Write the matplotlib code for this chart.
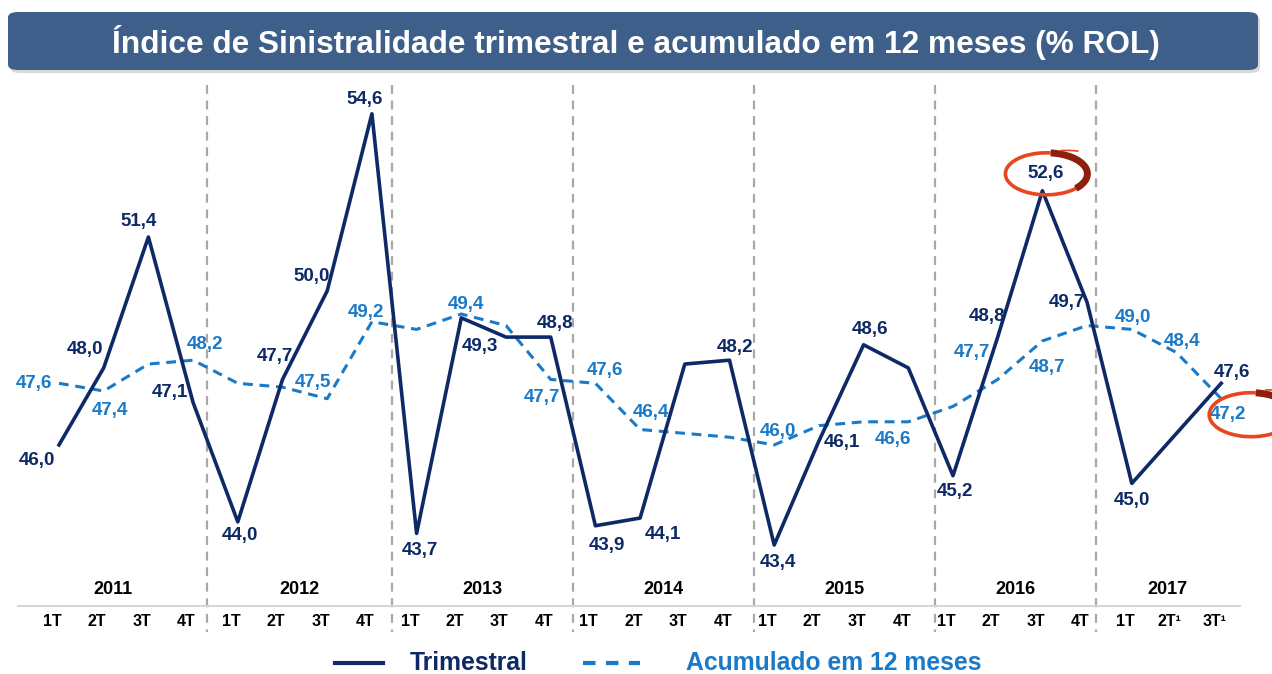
import matplotlib.pyplot as plt
from matplotlib.patches import FancyBboxPatch, Arc
from matplotlib.lines import Line2D

# quarters 2011 1T .. 2017 3T
quarters = ['1T', '2T', '3T', '4T'] * 6 + ['1T', '2T¹', '3T¹']
years = ['2011', '2012', '2013', '2014', '2015', '2016', '2017']

trimestral = [46.0, 48.0, 51.4, 47.1,
              44.0, 47.7, 50.0, 54.6,
              43.7, 49.3, 48.8, 48.8,
              43.9, 44.1, 48.1, 48.2,
              43.4, 46.1, 48.6, 48.0,
              45.2, 48.8, 52.6, 49.7,
              45.0, 46.3, 47.6]

acumulado = [47.6, 47.4, 48.1, 48.2,
             47.6, 47.5, 47.2, 49.2,
             49.0, 49.4, 49.1, 47.7,
             47.6, 46.4, 46.3, 46.2,
             46.0, 46.5, 46.6, 46.6,
             47.0, 47.7, 48.7, 49.1,
             49.0, 48.4, 47.2]

# label offsets in pixels (dx, dy down) for the points that carry a value label
trim_labels = {0: (-22, 16), 1: (-19, -18), 2: (-10, -16), 3: (-23, -10),
               4: (2, 14), 5: (-8, -23), 6: (-16, -14), 7: (-7, -14),
               8: (3, 17), 9: (19, 29), 11: (4, -14), 12: (12, 20),
               13: (23, 16), 15: (6, -13), 16: (4, 17), 17: (23, 1),
               18: (6, -15), 20: (2, 16), 21: (-11, -21), 22: (3, -17),
               23: (-20, 0), 24: (0, 17), 26: (11, -11)}
acum_labels = {0: (-25, 0), 1: (6, 19), 3: (12, -16), 5: (30, -5),
               7: (-6, -9), 9: (5, -10), 11: (-9, 18), 12: (10, -13),
               13: (11, -17), 16: (4, -13), 19: (-15, 18), 21: (-26, -27),
               22: (5, 27), 24: (1, -12), 25: (6, -11), 26: (7, 16)}

# year blocks (x in quarter units)
bounds = [-0.9, 3.3, 7.45, 11.5, 15.55, 19.6, 23.2, 26.4]

navy = '#0D2A66'
blue = '#1A7AC8'
W, H = 1272, 674
px_x, px_y = 44.7, 38.5

fig = plt.figure(figsize=(W / 100, H / 100), dpi=100)
ax = fig.add_axes([0, 0, 1, 1])
ax.set_xlim(-59 / px_x, (W - 59) / px_x)
ax.set_ylim(43.4 - (H - 545) / px_y, 43.4 + 545 / px_y)
ax.axis('off')
trans = ax.get_xaxis_transform()

def fy(y):
    return 1 - y / H

x = list(range(len(trimestral)))

# year separators
for b in bounds[1:-1]:
    ax.plot([b, b], [fy(85), fy(632)], transform=trans, color='#A8A8A8',
            lw=1.6, ls=(0, (4, 3)), zorder=1)
fig.add_artist(Line2D([18 / W, 1240 / W], [fy(606), fy(606)], color='#D6D6D6', lw=1.5))

ax.plot(x, acumulado, color=blue, lw=2.2, ls=(0, (3.2, 2.2)), zorder=3)
ax.plot(x, trimestral, color=navy, lw=2.6, zorder=4)

font = 'Liberation Sans'
for i, (dx, dy) in trim_labels.items():
    ax.annotate(f'{trimestral[i]:.1f}'.replace('.', ','), (i, trimestral[i]),
                xytext=(dx, -dy), textcoords='offset pixels', ha='center', va='center',
                fontsize=13.5, fontweight='bold', color=navy, family=font, zorder=6)
for i, (dx, dy) in acum_labels.items():
    ax.annotate(f'{acumulado[i]:.1f}'.replace('.', ','), (i, acumulado[i]),
                xytext=(dx, -dy), textcoords='offset pixels', ha='center', va='center',
                fontsize=13.5, fontweight='bold', color=blue, family=font, zorder=6)

# highlight rings
def ring(i, val, dx, dy, w, h):
    cx = i + dx / px_x
    cy = val - dy / px_y
    ax.add_patch(Arc((cx, cy), w / px_x, h / px_y, theta1=80, theta2=380,
                     color='#E8461E', lw=2.6, zorder=7))
    ax.add_patch(Arc((cx, cy), w / px_x, h / px_y, theta1=-30, theta2=80,
                     color='#8E1F0D', lw=5, zorder=7))
    ax.add_patch(Arc((cx + 20 / px_x, cy - 6 / px_y), 1.3 * w / px_x, 1.4 * h / px_y,
                     theta1=70, theta2=100, color='#E8461E', lw=1.2, zorder=7))

ring(22, trimestral[22], 4, -17, 82, 42)
ring(26, acumulado[26], 30, 16, 84, 44)

# axis labels
for i, q in enumerate(quarters):
    ax.text(i - 0.15, fy(622), q, transform=trans, ha='center', va='center',
            fontsize=11.5, fontweight='bold', color='black', family=font)
for k, yr in enumerate(years):
    ax.text((bounds[k] + bounds[k + 1]) / 2, fy(590), yr, transform=trans,
            ha='center', va='center', fontsize=13, fontweight='bold', color='black', family=font)

# title banner
fig.patches.append(FancyBboxPatch((10 / W, fy(73)), 1250 / W, 58 / H,
                                  boxstyle='round,pad=0,rounding_size=0.008',
                                  transform=fig.transFigure, fc='#BFBFBF', ec='none', alpha=0.6))
fig.patches.append(FancyBboxPatch((8 / W, fy(70)), 1250 / W, 58 / H,
                                  boxstyle='round,pad=0,rounding_size=0.008',
                                  transform=fig.transFigure, fc='#3E5F8A', ec='none'))
fig.text(636 / W, fy(42), 'Índice de Sinistralidade trimestral e acumulado em 12 meses (% ROL)',
         ha='center', va='center', fontsize=22.8, fontweight='bold', color='white', family=font)

# legend
fig.add_artist(Line2D([335 / W, 383 / W], [fy(663), fy(663)], color=navy, lw=3))
fig.text(410 / W, fy(663), 'Trimestral', ha='left', va='center', fontsize=17.8,
         fontweight='bold', color=navy, family=font)
fig.add_artist(Line2D([583 / W, 640 / W], [fy(663), fy(663)], color=blue, lw=3,
                      ls=(0, (3, 2.5))))
fig.text(686 / W, fy(663), 'Acumulado em 12 meses', ha='left', va='center', fontsize=17.8,
         fontweight='bold', color=blue, family=font)

plt.savefig('out.png', dpi=100)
※ ※ ※
What the task asks: Quote the listing above in full, except for the pictures.

Completed exercise:
Write the matplotlib code for this chart.
import matplotlib.pyplot as plt
from matplotlib.patches import FancyBboxPatch, Arc
from matplotlib.lines import Line2D

# quarters 2011 1T .. 2017 3T
quarters = ['1T', '2T', '3T', '4T'] * 6 + ['1T', '2T¹', '3T¹']
years = ['2011', '2012', '2013', '2014', '2015', '2016', '2017']

trimestral = [46.0, 48.0, 51.4, 47.1,
              44.0, 47.7, 50.0, 54.6,
              43.7, 49.3, 48.8, 48.8,
              43.9, 44.1, 48.1, 48.2,
              43.4, 46.1, 48.6, 48.0,
              45.2, 48.8, 52.6, 49.7,
              45.0, 46.3, 47.6]

acumulado = [47.6, 47.4, 48.1, 48.2,
             47.6, 47.5, 47.2, 49.2,
             49.0, 49.4, 49.1, 47.7,
             47.6, 46.4, 46.3, 46.2,
             46.0, 46.5, 46.6, 46.6,
             47.0, 47.7, 48.7, 49.1,
             49.0, 48.4, 47.2]

# label offsets in pixels (dx, dy down) for the points that carry a value label
trim_labels = {0: (-22, 16), 1: (-19, -18), 2: (-10, -16), 3: (-23, -10),
               4: (2, 14), 5: (-8, -23), 6: (-16, -14), 7: (-7, -14),
               8: (3, 17), 9: (19, 29), 11: (4, -14), 12: (12, 20),
               13: (23, 16), 15: (6, -13), 16: (4, 17), 17: (23, 1),
               18: (6, -15), 20: (2, 16), 21: (-11, -21), 22: (3, -17),
               23: (-20, 0), 24: (0, 17), 26: (11, -11)}
acum_labels = {0: (-25, 0), 1: (6, 19), 3: (12, -16), 5: (30, -5),
               7: (-6, -9), 9: (5, -10), 11: (-9, 18), 12: (10, -13),
               13: (11, -17), 16: (4, -13), 19: (-15, 18), 21: (-26, -27),
               22: (5, 27), 24: (1, -12), 25: (6, -11), 26: (7, 16)}

# year blocks (x in quarter units)
bounds = [-0.9, 3.3, 7.45, 11.5, 15.55, 19.6, 23.2, 26.4]

navy = '#0D2A66'
blue = '#1A7AC8'
W, H = 1272, 674
px_x, px_y = 44.7, 38.5

fig = plt.figure(figsize=(W / 100, H / 100), dpi=100)
ax = fig.add_axes([0, 0, 1, 1])
ax.set_xlim(-59 / px_x, (W - 59) / px_x)
ax.set_ylim(43.4 - (H - 545) / px_y, 43.4 + 545 / px_y)
ax.axis('off')
trans = ax.get_xaxis_transform()

def fy(y):
    return 1 - y / H

x = list(range(len(trimestral)))

# year separators
for b in bounds[1:-1]:
    ax.plot([b, b], [fy(85), fy(632)], transform=trans, color='#A8A8A8',
            lw=1.6, ls=(0, (4, 3)), zorder=1)
fig.add_artist(Line2D([18 / W, 1240 / W], [fy(606), fy(606)], color='#D6D6D6', lw=1.5))

ax.plot(x, acumulado, color=blue, lw=2.2, ls=(0, (3.2, 2.2)), zorder=3)
ax.plot(x, trimestral, color=navy, lw=2.6, zorder=4)

font = 'Liberation Sans'
for i, (dx, dy) in trim_labels.items():
    ax.annotate(f'{trimestral[i]:.1f}'.replace('.', ','), (i, trimestral[i]),
                xytext=(dx, -dy), textcoords='offset pixels', ha='center', va='center',
                fontsize=13.5, fontweight='bold', color=navy, family=font, zorder=6)
for i, (dx, dy) in acum_labels.items():
    ax.annotate(f'{acumulado[i]:.1f}'.replace('.', ','), (i, acumulado[i]),
                xytext=(dx, -dy), textcoords='offset pixels', ha='center', va='center',
                fontsize=13.5, fontweight='bold', color=blue, family=font, zorder=6)

# highlight rings
def ring(i, val, dx, dy, w, h):
    cx = i + dx / px_x
    cy = val - dy / px_y
    ax.add_patch(Arc((cx, cy), w / px_x, h / px_y, theta1=80, theta2=380,
                     color='#E8461E', lw=2.6, zorder=7))
    ax.add_patch(Arc((cx, cy), w / px_x, h / px_y, theta1=-30, theta2=80,
                     color='#8E1F0D', lw=5, zorder=7))
    ax.add_patch(Arc((cx + 20 / px_x, cy - 6 / px_y), 1.3 * w / px_x, 1.4 * h / px_y,
                     theta1=70, theta2=100, color='#E8461E', lw=1.2, zorder=7))

ring(22, trimestral[22], 4, -17, 82, 42)
ring(26, acumulado[26], 30, 16, 84, 44)

# axis labels
for i, q in enumerate(quarters):
    ax.text(i - 0.15, fy(622), q, transform=trans, ha='center', va='center',
            fontsize=11.5, fontweight='bold', color='black', family=font)
for k, yr in enumerate(years):
    ax.text((bounds[k] + bounds[k + 1]) / 2, fy(590), yr, transform=trans,
            ha='center', va='center', fontsize=13, fontweight='bold', color='black', family=font)

# title banner
fig.patches.append(FancyBboxPatch((10 / W, fy(73)), 1250 / W, 58 / H,
                                  boxstyle='round,pad=0,rounding_size=0.008',
                                  transform=fig.transFigure, fc='#BFBFBF', ec='none', alpha=0.6))
fig.patches.append(FancyBboxPatch((8 / W, fy(70)), 1250 / W, 58 / H,
                                  boxstyle='round,pad=0,rounding_size=0.008',
                                  transform=fig.transFigure, fc='#3E5F8A', ec='none'))
fig.text(636 / W, fy(42), 'Índice de Sinistralidade trimestral e acumulado em 12 meses (% ROL)',
         ha='center', va='center', fontsize=22.8, fontweight='bold', color='white', family=font)

# legend
fig.add_artist(Line2D([335 / W, 383 / W], [fy(663), fy(663)], color=navy, lw=3))
fig.text(410 / W, fy(663), 'Trimestral', ha='left', va='center', fontsize=17.8,
         fontweight='bold', color=navy, family=font)
fig.add_artist(Line2D([583 / W, 640 / W], [fy(663), fy(663)], color=blue, lw=3,
                      ls=(0, (3, 2.5))))
fig.text(686 / W, fy(663), 'Acumulado em 12 meses', ha='left', va='center', fontsize=17.8,
         fontweight='bold', color=blue, family=font)

plt.savefig('out.png', dpi=100)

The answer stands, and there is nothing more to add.